Yup all three have some emotional development due I would say...
Its a shame but there are a lot of moms out there who don't know how to raise a boy into a man... they only know how to feed and clothe a boy until that boy starts getting a paycheque and then he marries a stranger and has no idea what to do
Well, and it's not just the mamma's! I know, for instance, that with my boys sometimes I cringe at the things my H has said - and this was in the past before all this M stuff started. For example, S16 is a big sports guy. H would coach his teams. H would complain about everything being the ref's fault if they lost. Now, I hate bad ref calls too, but I hated him blaming the refs for a loss.
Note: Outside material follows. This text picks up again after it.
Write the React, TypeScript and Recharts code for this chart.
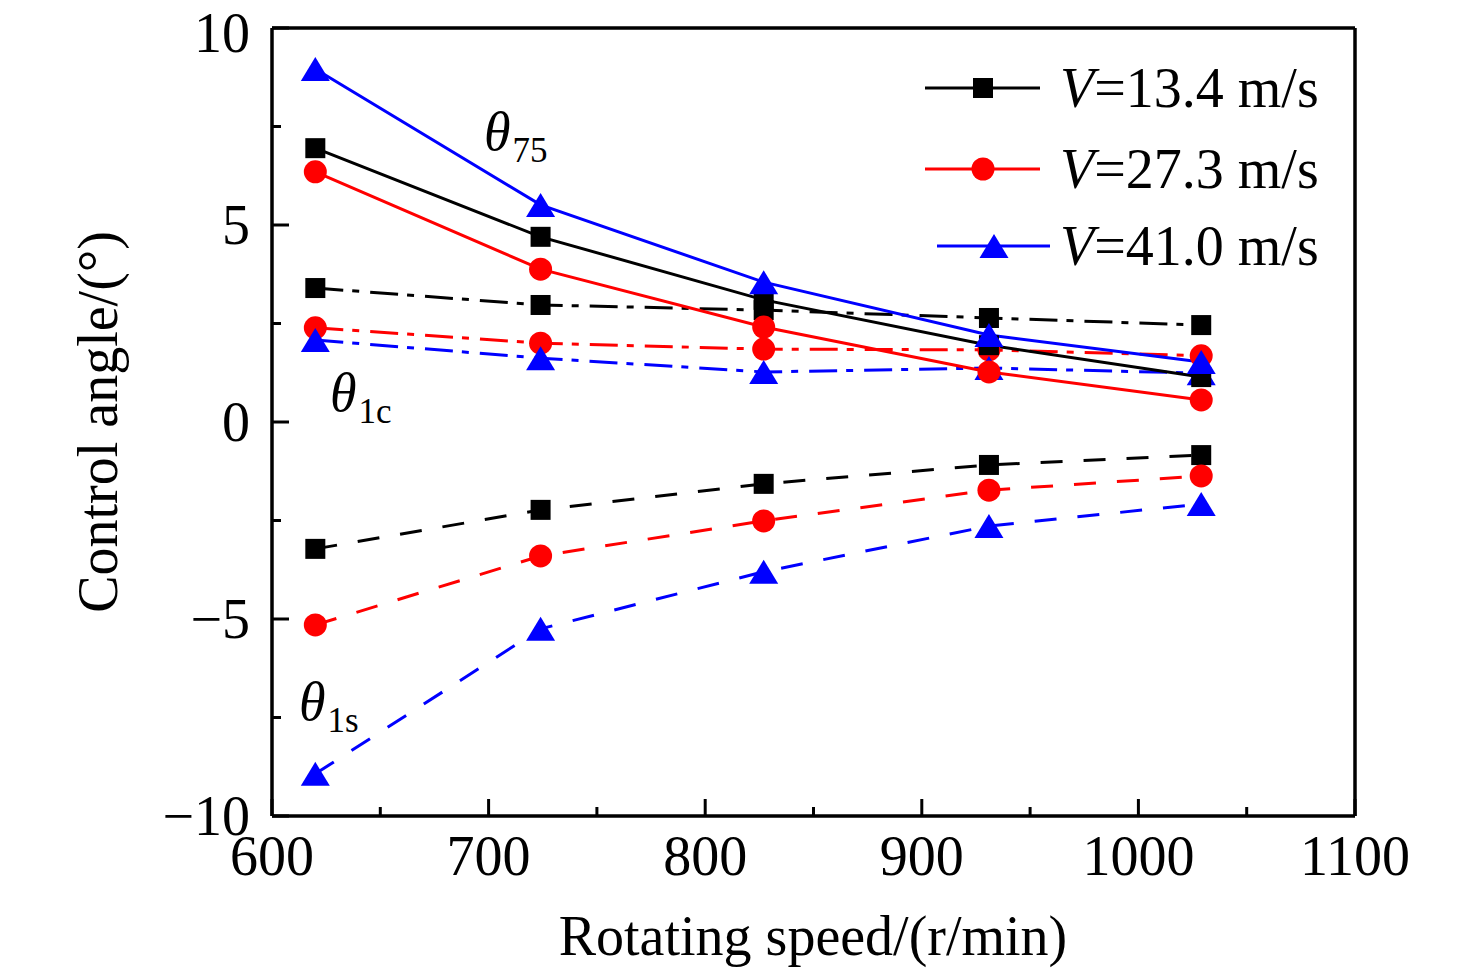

What about personal responsibility? Refs are always going to be the human element in the game, for sure. I just didn't care for the bigger lesson I felt H was exhibiting and it definitely shows right now: When your life is not what you want it to be, look for someone else to blame!
Anyway, I think sometimes moms try to overcompensate with their boys because the Dads aren't what they are supposed to be or sometimes, not around at all. I have always tried to be careful to not undermine H or his authority as Dad, but teach my children the right things. This is the part I hate most of all with our sitch right now and what H is modeling to his boys: I feel I have to do damage control the best I can and it pisses me off that H isn't man enough to do the right job himself! I think about my brother - my uncle - my father: all GREAT men who would never dream of doing these things to their families... It's just a da*n shame I married someone so unlike these other great men in my life.